When we moved overseas, I had a rude awakening.

Suddenly, I  went from an established community of friends to living in a cold, dark place with no connections and a language barrier that prevented me from striking up conversations. I was stuck inside with an active 14-month-old, and although we slowly, slowly began to find our way, it was a long first winter.

Needless to say, I absolutely hated the place and regretted the move. I felt alone and frustrated with the new crop of parenting issues we were facing (redirecting, teething, child proofing, tantrums etc.)

My friend Jen and I have been friends through several moves, babies, and relationship upheavals. She’s my tribe no matter where I go.

Although there are many wonderful and exciting things about military life, being a new parent or parenting very young children on your own is not one of them. Military moms are forced to create new villages at a time when we are particularly vulnerable and in need of an already established community. Mothers, even those who are resilient or self-reliant, are not immune to the stressors of finding our way as new parents in a new environment.

The moving around the world, the routine of meeting and making potential new friends, the hurried building of the “in-case of emergency” contact list and separation from family and close friends greatly exacerbates the challenges of parenting. 

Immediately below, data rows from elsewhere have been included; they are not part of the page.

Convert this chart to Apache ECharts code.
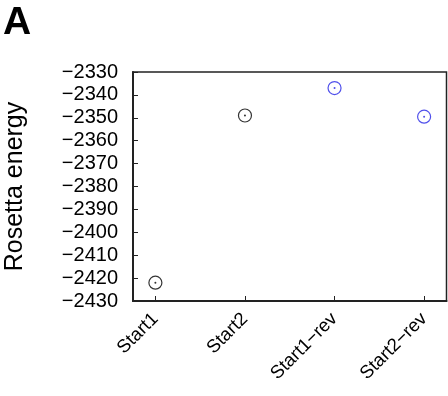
<!DOCTYPE html>
<html><head><meta charset="utf-8">
<script src="https://cdn.jsdelivr.net/npm/echarts@6/dist/echarts.min.js"></script>
<style>html,body{margin:0;padding:0;background:#fff}#c{width:448px;height:396px}</style>
</head><body><div id="c"></div>
<script>
const categories = ["Start1", "Start2", "Start1\u2212rev", "Start2\u2212rev"];
const energies = [-2422, -2349, -2337, -2349.5];
const pointColors = ["#000000", "#000000", "#2424e6", "#2424e6"];
const yTicks = [-2430, -2420, -2410, -2400, -2390, -2380, -2370, -2360, -2350, -2340, -2330];

const pts = energies.map((v, i) => ({ value: [i + 1, v], itemStyle: { borderColor: pointColors[i], color: 'rgba(0,0,0,0)' } }));
const dots = energies.map((v, i) => ({ value: [i + 1, v], itemStyle: { color: pointColors[i] } }));

const chart = echarts.init(document.getElementById('c'), null, { renderer: 'canvas' });
chart.setOption({
  animation: false,
  backgroundColor: '#fff',
  textStyle: { fontFamily: 'Liberation Sans, Arial, sans-serif' },
  title: { text: 'A', left: -2, top: -1, textStyle: { fontSize: 39, fontWeight: 'bold', color: '#000', fontFamily: 'Liberation Sans, Arial, sans-serif' } },
  grid: { left: 133, top: 72, right: 1.5, bottom: 95, show: true, borderColor: '#222', borderWidth: 1.5, backgroundColor: 'transparent', containLabel: false, outerBoundsMode: 'none' },
  xAxis: {
    type: 'value', min: 0.75, max: 4.25,
    axisLine: { show: true, onZero: false, lineStyle: { color: '#222', width: 2 } },
    axisTick: { show: true, inside: true, length: 5, customValues: [1, 2, 3, 4], lineStyle: { color: '#222' } },
    axisLabel: { customValues: [1, 2, 3, 4], rotate: 45, margin: 15, fontSize: 18.5, color: '#000',
      formatter: v => categories[Math.round(v) - 1] || '' },
    splitLine: { show: false }
  },
  yAxis: {
    type: 'value', min: yTicks[0], max: yTicks[yTicks.length - 1], interval: 10,
    name: 'Rosetta energy', nameLocation: 'middle', nameGap: 105, nameRotate: 90,
    nameTextStyle: { fontSize: 25, color: '#000' },
    axisLine: { show: true, onZero: false, lineStyle: { color: '#222', width: 2 } },
    axisTick: { show: true, inside: true, length: 5, lineStyle: { color: '#222' } },
    axisLabel: { fontSize: 20, color: '#000', margin: 15, formatter: v => String(v).replace('-', '\u2212') },
    splitLine: { show: false }
  },
  series: [
    { type: 'scatter', symbol: 'circle', symbolSize: 13, data: pts, itemStyle: { borderWidth: 1.2 } },
    { type: 'scatter', symbol: 'circle', symbolSize: 2, data: dots }
  ]
});
</script></body></html>
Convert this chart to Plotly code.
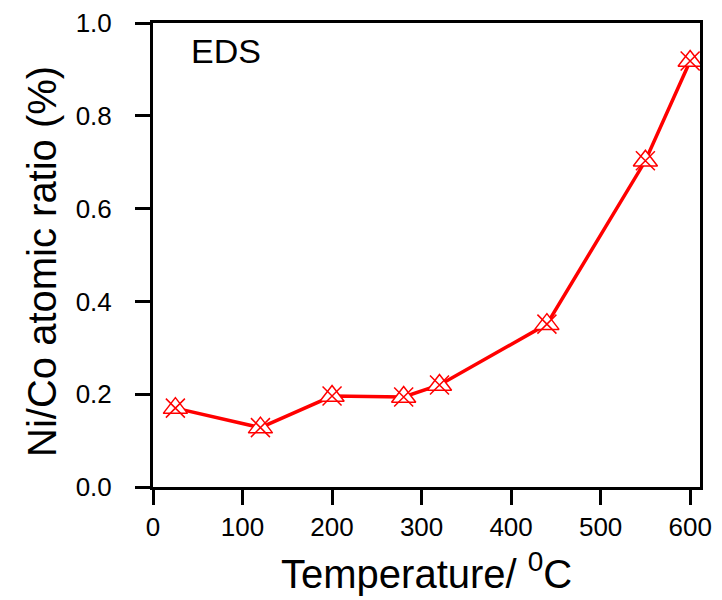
import plotly.graph_objects as go

temperature = [25, 120, 200, 280, 320, 440, 550, 600]
ratio = [0.170, 0.128, 0.196, 0.194, 0.220, 0.351, 0.703, 0.918]
x_ticks = [0, 100, 200, 300, 400, 500, 600]
y_ticks = [0.0, 0.2, 0.4, 0.6, 0.8, 1.0]

red = "#ff0000"
fig = go.Figure()
fig.add_trace(go.Scatter(x=temperature, y=ratio, mode="lines",
                         line=dict(color=red, width=3.5), showlegend=False, hoverinfo="skip"))
fig.add_trace(go.Scatter(x=temperature, y=ratio, mode="markers",
                         marker=dict(symbol="triangle-up", size=21, color="white",
                                     line=dict(color=red, width=1.5)),
                         showlegend=False))
fig.add_trace(go.Scatter(x=temperature, y=ratio, mode="markers",
                         marker=dict(symbol="x-thin", size=19, color=red,
                                     line=dict(color=red, width=1.5)),
                         showlegend=False))

font = "Liberation Sans, Arial, sans-serif"
axis_common = dict(showline=True, linecolor="black", linewidth=3, mirror=True,
                   ticks="outside", ticklen=15, tickwidth=3, tickcolor="black",
                   showgrid=False, zeroline=False, automargin=False,
                   tickfont=dict(family=font, size=26, color="black"))
fig.update_xaxes(range=[0, 611], tickvals=x_ticks,
                 ticktext=[str(v) for v in x_ticks], **axis_common)
fig.update_yaxes(range=[0, 1.0], tickvals=y_ticks, ticklabelstandoff=18,
                 ticktext=[f"{v:.1f}" for v in y_ticks], **axis_common)

# axis titles placed as annotations (pixel-matched to reference)
fig.add_annotation(text="Temperature/ <sup>0</sup>C", xref="paper", yref="paper",
                   x=(426 - 153) / 547, y=-(571 - 487) / 464,
                   xanchor="center", yanchor="middle", showarrow=False,
                   font=dict(family=font, size=40, color="black"))
fig.add_annotation(text="Ni/Co atomic ratio (%)", xref="paper", yref="paper",
                   x=-(153 - 42) / 547, y=(487 - 262) / 464, textangle=-90,
                   xanchor="center", yanchor="middle", showarrow=False,
                   font=dict(family=font, size=40, color="black"))
fig.add_annotation(text="EDS", xref="paper", yref="paper", x=0.065, y=0.94,
                   xanchor="left", yanchor="middle", showarrow=False,
                   font=dict(family=font, size=34, color="black"))
fig.update_layout(width=722, height=600, margin=dict(l=153, r=22, t=23, b=113, autoexpand=False),
                  paper_bgcolor="white", plot_bgcolor="white")
fig.write_html("out.html")
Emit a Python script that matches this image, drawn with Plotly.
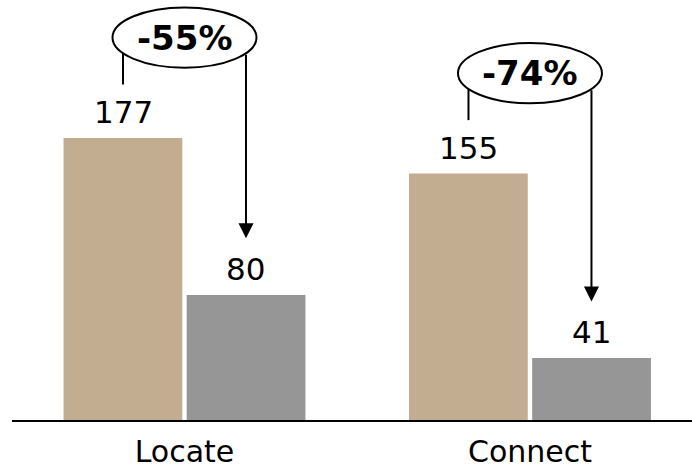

For many military families, being without our village means raising children far away from other family members – those influential people who would otherwise play a supportive role in our lives and our children’s lives. That’s not to say they aren’t supportive, possibly even making long trips to where someone is stationed, but in the day-to-day grind of daily life with young children, their absence can feel overwhelming.

When we lack a solid parenting village, we can feel isolated, exhausted and easily overwhelmed.

We have no one to tell us what we are experiencing is normal, to help lend a hand, or to share and commiserate in our struggles and excitements. A village can help ease the grip of anxiety and loneliness and pressure that can accompany being a new parent.

I strongly encourage moms, no matter how long you’ve been at your current location or what phase of motherhood you’re in, to seek out your village.

Realize that no matter what you are feeling, you are NOT alone. There are moms walking around, smiling and putting on a strong face while hiding their anxiety/stress/fear/anger. Talk to other moms. Find a way to increase your personal connections.

I’ve attended breastfeeding support groups, play groups and reading time at the library. Even just swapping stories with other moms about lack of sleep made me feel better. I was not the only parent who’s child screamed through nap time or threw his food across the room.

Step away from social media every once in awhile, which can further alienate us or highlight our own sense inadequacy. Join an organization or participate in an activity that fulfills and energizes you.  

Years ago before I had my first child, I joined a local photography club where I met a woman who remains one of my very close friends. While overseas, I found members of my village in a volunteer travel organization and a playgroup. Some of these women were mothers and some weren’t, or they had children grown and gone, but they all were wonderful. 

Another good friend I’ve made since moving back to the states came over for a playdate recently. As our boys were playing, and we were chatting, I was folding laundry. Without hesitating or asking, she reached into the basket and started helping fold clothes. It was a natural gesture, not requiring much effort on her part, but I still felt embarrassed for some reason. Did she think I needed help? Was my house falling apart? Could she see the frustration and tension in my face after a difficult few days with my children?

I blurted out – “oh you don’t need to do that.”

“It takes a village,” she said simply, and her response eased my soul.

Yes, sometimes it does take a village, and yet, it can take strength and courage to find that village. But when we do, we are stronger – stronger individuals and stronger, more confident moms.